Assemblymember Richard Gottfried, chairperson of the Assembly Health Committee, said fracking would imperil water supply and the environment.
“It is also clear that drilling operations and associated major truck traffic would have serious harmful environmental impacts,” Gottfried said.
“If hydrofracking is not safe for the New York City watershed area — and it is not — then it is also not safe for any area where people drink groundwater,” Gottfried said.
Residents of Dimock, Pennsylvania, where fracking has been conducted for nearly three years, have discovered their well water has been contaminated with gas.
But oil and gas industry advocates contend that the U.S. could become energy self-sufficient and improve air quality with relatively clean-burning natural gas. The reserves of methane gas in various shale formations in the U.S. would rival Saudi Arabia’s oil reserves, according to gas industry sources.
Supporters also declare that gas drilling would pump millions of dollars into the state’s economy in taxes, employment and land leases to property owners.
The Independent Oil and Gas Association of New York told the D.E.C. Nov. 30 hearing that the proposed rules were too onerous and would limit opportunity for Upstate communities to share in the new drilling’s economic benefits.

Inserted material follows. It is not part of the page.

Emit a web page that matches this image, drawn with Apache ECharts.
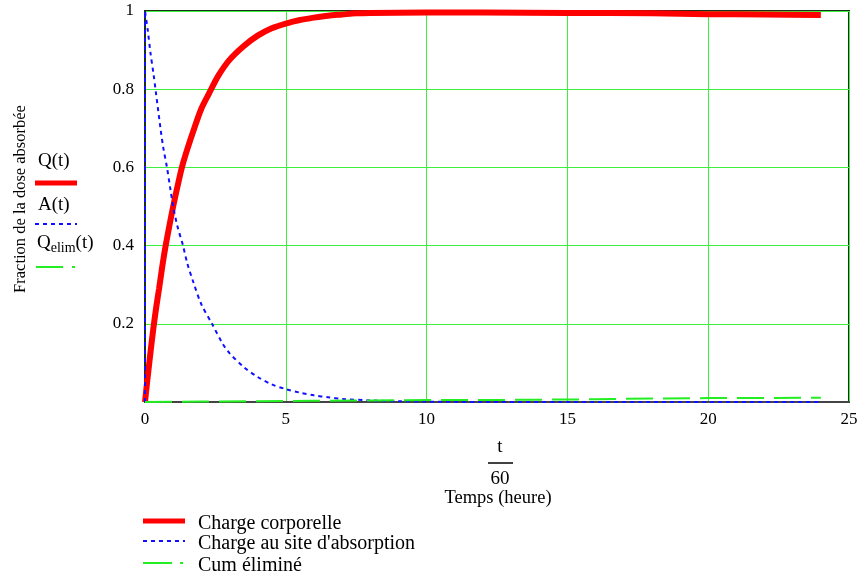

“Without moderation, these well-intentioned but unnecessarily burdensome requirements will prove to be a regulatory monument to lost opportunity,” said Brad Gill, the association’s executive director.
But environmental advocates say the proposed rules were really drafted by the gas industry, and that D.E.C. lacks the staff to enforce them.
The Delaware River Basin Commission, composed of the governors of New York, New Jersey, Pennsylvania and Delaware, cancelled a vote on fracking in the river basin scheduled for Nov. 21 after Jack Markell, Delaware’s governor, said he would vote no.